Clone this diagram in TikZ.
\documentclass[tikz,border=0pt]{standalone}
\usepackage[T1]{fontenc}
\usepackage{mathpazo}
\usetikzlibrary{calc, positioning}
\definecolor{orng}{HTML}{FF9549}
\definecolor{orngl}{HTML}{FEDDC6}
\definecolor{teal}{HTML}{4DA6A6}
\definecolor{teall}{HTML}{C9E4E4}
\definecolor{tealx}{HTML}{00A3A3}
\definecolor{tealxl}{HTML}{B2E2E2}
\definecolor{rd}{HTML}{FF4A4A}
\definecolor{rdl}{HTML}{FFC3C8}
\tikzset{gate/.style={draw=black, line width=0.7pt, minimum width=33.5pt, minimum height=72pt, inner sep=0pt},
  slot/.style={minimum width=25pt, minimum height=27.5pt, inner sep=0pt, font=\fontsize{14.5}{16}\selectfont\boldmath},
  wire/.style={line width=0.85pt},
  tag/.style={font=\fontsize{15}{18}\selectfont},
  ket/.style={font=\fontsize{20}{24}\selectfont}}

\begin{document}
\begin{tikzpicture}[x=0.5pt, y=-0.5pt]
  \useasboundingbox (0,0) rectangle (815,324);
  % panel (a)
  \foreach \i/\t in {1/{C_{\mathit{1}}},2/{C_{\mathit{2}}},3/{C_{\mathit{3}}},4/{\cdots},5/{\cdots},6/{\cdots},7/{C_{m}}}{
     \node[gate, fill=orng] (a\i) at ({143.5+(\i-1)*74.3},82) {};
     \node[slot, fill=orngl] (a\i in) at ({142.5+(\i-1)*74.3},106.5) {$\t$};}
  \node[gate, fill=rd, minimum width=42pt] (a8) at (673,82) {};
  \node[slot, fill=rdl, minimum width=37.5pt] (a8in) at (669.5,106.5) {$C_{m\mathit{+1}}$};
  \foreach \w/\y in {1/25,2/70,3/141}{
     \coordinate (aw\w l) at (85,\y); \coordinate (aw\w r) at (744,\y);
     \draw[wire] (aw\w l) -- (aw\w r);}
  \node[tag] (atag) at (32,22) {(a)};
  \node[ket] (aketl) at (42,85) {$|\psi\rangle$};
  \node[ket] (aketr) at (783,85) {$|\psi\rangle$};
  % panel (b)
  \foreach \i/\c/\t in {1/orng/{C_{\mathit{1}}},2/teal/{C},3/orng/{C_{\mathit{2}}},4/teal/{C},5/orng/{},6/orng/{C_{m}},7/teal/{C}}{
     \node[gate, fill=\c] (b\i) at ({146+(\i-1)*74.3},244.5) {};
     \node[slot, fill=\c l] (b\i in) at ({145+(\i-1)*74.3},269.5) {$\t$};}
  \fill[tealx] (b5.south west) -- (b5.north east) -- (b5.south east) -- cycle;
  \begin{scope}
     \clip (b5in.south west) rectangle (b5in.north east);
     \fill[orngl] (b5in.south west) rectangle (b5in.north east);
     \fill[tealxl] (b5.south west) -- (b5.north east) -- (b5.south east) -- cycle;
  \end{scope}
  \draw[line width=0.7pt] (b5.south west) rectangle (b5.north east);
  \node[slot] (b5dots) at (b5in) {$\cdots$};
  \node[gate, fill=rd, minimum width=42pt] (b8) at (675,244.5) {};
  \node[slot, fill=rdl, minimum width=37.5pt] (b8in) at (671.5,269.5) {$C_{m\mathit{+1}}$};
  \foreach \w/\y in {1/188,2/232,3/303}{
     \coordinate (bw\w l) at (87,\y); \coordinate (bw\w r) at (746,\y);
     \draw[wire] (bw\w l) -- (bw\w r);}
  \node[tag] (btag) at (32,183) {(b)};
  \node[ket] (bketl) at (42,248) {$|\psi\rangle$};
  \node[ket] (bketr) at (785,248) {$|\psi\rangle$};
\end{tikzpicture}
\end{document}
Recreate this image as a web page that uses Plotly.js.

**Problem to work on**
Your task is to print all of the records exactly.

**Exercise response**
Clone this diagram in TikZ.
\documentclass[tikz,border=0pt]{standalone}
\usepackage[T1]{fontenc}
\usepackage{mathpazo}
\usetikzlibrary{calc, positioning}
\definecolor{orng}{HTML}{FF9549}
\definecolor{orngl}{HTML}{FEDDC6}
\definecolor{teal}{HTML}{4DA6A6}
\definecolor{teall}{HTML}{C9E4E4}
\definecolor{tealx}{HTML}{00A3A3}
\definecolor{tealxl}{HTML}{B2E2E2}
\definecolor{rd}{HTML}{FF4A4A}
\definecolor{rdl}{HTML}{FFC3C8}
\tikzset{gate/.style={draw=black, line width=0.7pt, minimum width=33.5pt, minimum height=72pt, inner sep=0pt},
  slot/.style={minimum width=25pt, minimum height=27.5pt, inner sep=0pt, font=\fontsize{14.5}{16}\selectfont\boldmath},
  wire/.style={line width=0.85pt},
  tag/.style={font=\fontsize{15}{18}\selectfont},
  ket/.style={font=\fontsize{20}{24}\selectfont}}

\begin{document}
\begin{tikzpicture}[x=0.5pt, y=-0.5pt]
  \useasboundingbox (0,0) rectangle (815,324);
  % panel (a)
  \foreach \i/\t in {1/{C_{\mathit{1}}},2/{C_{\mathit{2}}},3/{C_{\mathit{3}}},4/{\cdots},5/{\cdots},6/{\cdots},7/{C_{m}}}{
     \node[gate, fill=orng] (a\i) at ({143.5+(\i-1)*74.3},82) {};
     \node[slot, fill=orngl] (a\i in) at ({142.5+(\i-1)*74.3},106.5) {$\t$};}
  \node[gate, fill=rd, minimum width=42pt] (a8) at (673,82) {};
  \node[slot, fill=rdl, minimum width=37.5pt] (a8in) at (669.5,106.5) {$C_{m\mathit{+1}}$};
  \foreach \w/\y in {1/25,2/70,3/141}{
     \coordinate (aw\w l) at (85,\y); \coordinate (aw\w r) at (744,\y);
     \draw[wire] (aw\w l) -- (aw\w r);}
  \node[tag] (atag) at (32,22) {(a)};
  \node[ket] (aketl) at (42,85) {$|\psi\rangle$};
  \node[ket] (aketr) at (783,85) {$|\psi\rangle$};
  % panel (b)
  \foreach \i/\c/\t in {1/orng/{C_{\mathit{1}}},2/teal/{C},3/orng/{C_{\mathit{2}}},4/teal/{C},5/orng/{},6/orng/{C_{m}},7/teal/{C}}{
     \node[gate, fill=\c] (b\i) at ({146+(\i-1)*74.3},244.5) {};
     \node[slot, fill=\c l] (b\i in) at ({145+(\i-1)*74.3},269.5) {$\t$};}
  \fill[tealx] (b5.south west) -- (b5.north east) -- (b5.south east) -- cycle;
  \begin{scope}
     \clip (b5in.south west) rectangle (b5in.north east);
     \fill[orngl] (b5in.south west) rectangle (b5in.north east);
     \fill[tealxl] (b5.south west) -- (b5.north east) -- (b5.south east) -- cycle;
  \end{scope}
  \draw[line width=0.7pt] (b5.south west) rectangle (b5.north east);
  \node[slot] (b5dots) at (b5in) {$\cdots$};
  \node[gate, fill=rd, minimum width=42pt] (b8) at (675,244.5) {};
  \node[slot, fill=rdl, minimum width=37.5pt] (b8in) at (671.5,269.5) {$C_{m\mathit{+1}}$};
  \foreach \w/\y in {1/188,2/232,3/303}{
     \coordinate (bw\w l) at (87,\y); \coordinate (bw\w r) at (746,\y);
     \draw[wire] (bw\w l) -- (bw\w r);}
  \node[tag] (btag) at (32,183) {(b)};
  \node[ket] (bketl) at (42,248) {$|\psi\rangle$};
  \node[ket] (bketr) at (785,248) {$|\psi\rangle$};
\end{tikzpicture}
\end{document}
Recreate this image as a web page that uses Plotly.js.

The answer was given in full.